Tips voor het gebruik van de beroepenslinger:
Inleiding
Voordat je met de slinger aan de slag gaat, is het handig om eerst de beroepen met je klas door te nemen. Welke beroepen zie je allemaal en wat voor werk verricht je bij dit beroep? Vervolgens kun je samen bij elk beroep een geluid bedenken. Klaar voor de start..
Willekeurige volgorde (groep 1 t/m 4)
Hang de beroepen in willekeurige volgorde aan de lijn. Tel altijd af met ‘en daar gaan we’ of 1-2-3-4, zodat de leerlingen weten in welk tempo ze de geluiden van de beroepen moeten maken. Wijs eerst zelf de kaartjes aan. Laat daarna ook eens een aantal leerlingen voor de slinger staan.
Welke volgorde hoor jij? (groep 1 t/m 4)
Laat de leerlingen hun ogen dicht doen en hang de beroepen weer in willekeurige volgorde aan de lijn.

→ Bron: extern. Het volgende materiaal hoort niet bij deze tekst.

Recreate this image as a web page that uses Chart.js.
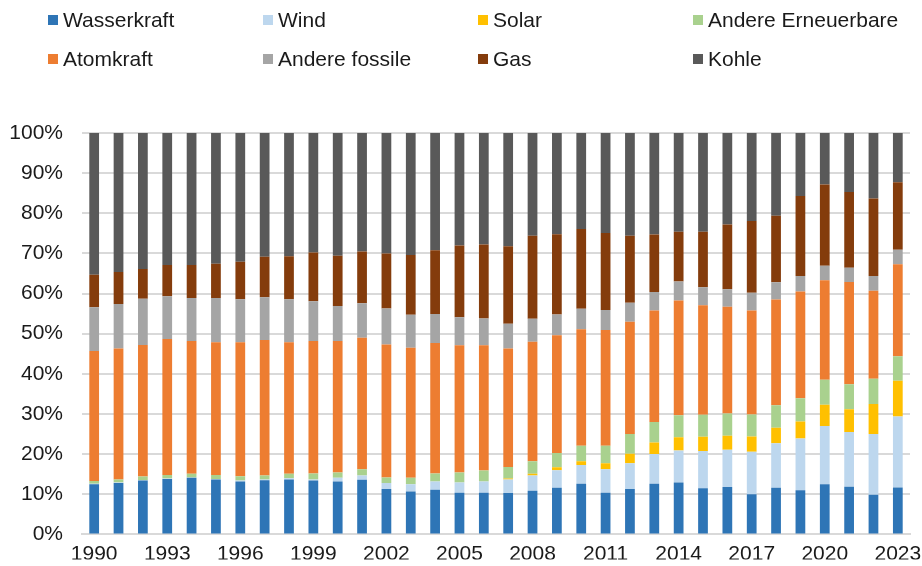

Maak de geluiden van de beroepen en vraag de leerlingen te raden wat de volgorde is van de slinger.
De beroepen dans (groep 1 t/m 4)
Naast het gebruiken van de stem, kun je ook bij elk beroep een beweging bedenken. Bedenk met de leerlingen bewegingen bij de beroepen en hang vervolgens de beroepen weer aan de lijn. Nu kun je een beroepen dans maken!
Hard & Zacht (groep 1 t/m 4)
Binnen de beroepen zijn grotere en kleinere plaatjes afgebeeld. Het grootste plaatje is een hard geluid en het kleinste plaatje is een zacht geluid. Kunnen de leerlingen het verschil tussen hard en zacht goed uitvoeren? Hang ook hier weer de plaatjes in verschillende volgordes aan de lijn.
Bodypercussie (groep 3 t/m 4)
Naast het stemgebruik en de bewegingen kun je ook bij ieder beroep een bodypercussie geluid bedenken. Bijvoorbeeld: de bakker is een klap in je handen, de dokter is een 2x stampen op de grond etc. Maak zo een te gekke beroepen bodypercussie!
In 2 groepen (groep 3 t/m 4)
Om het nog een stapje moeilijker te maken kun je er ook voor kiezen om de groep in tweeën te splitsen. Elke groep heeft zijn of haar eigen dirigent die de kaartjes aanwijst. Je krijgt nu twee composities door elkaar te horen.
Extra verdieping: Werk in twee groepen waarbij de ene groep bewegingen maakt en de andere groep de geluiden maakt. Wissel dit af.
De beroepen rap (groep 4)
Je kunt er ook voor kiezen om de beroepen op ritmische wijze uit te spreken, ook wel rappen. Spreekt de beroepen ‘stoer’ uit! Wijs de plaatjes aan die aan de lijn hangen. Nu kun je sommige plaatjes ook vaker achter elkaar aanwijzen. Kijk als voorbeeld bij de power-up ‘air drumming’ van onze methode! Daar zie je wat er precies bedoeld wordt.
Rijm je rot! (groep 4)
Met deze beroepen kun je leuke rijmwoorden bedenken!
Bijvoorbeeld: kapper – trapper – dapper – klapper etc.
Bakker – makker – akker – wakker etc.
Verzin met je klas leuke rijmwoorden bij de beroepen en maak zo je eigen rap! Hang de plaatjes weer op aan de lijn en zing de rap in de volgorde van de plaatjes die aan de lijn hangen. Hier kun je ook weer variëren in volgorde.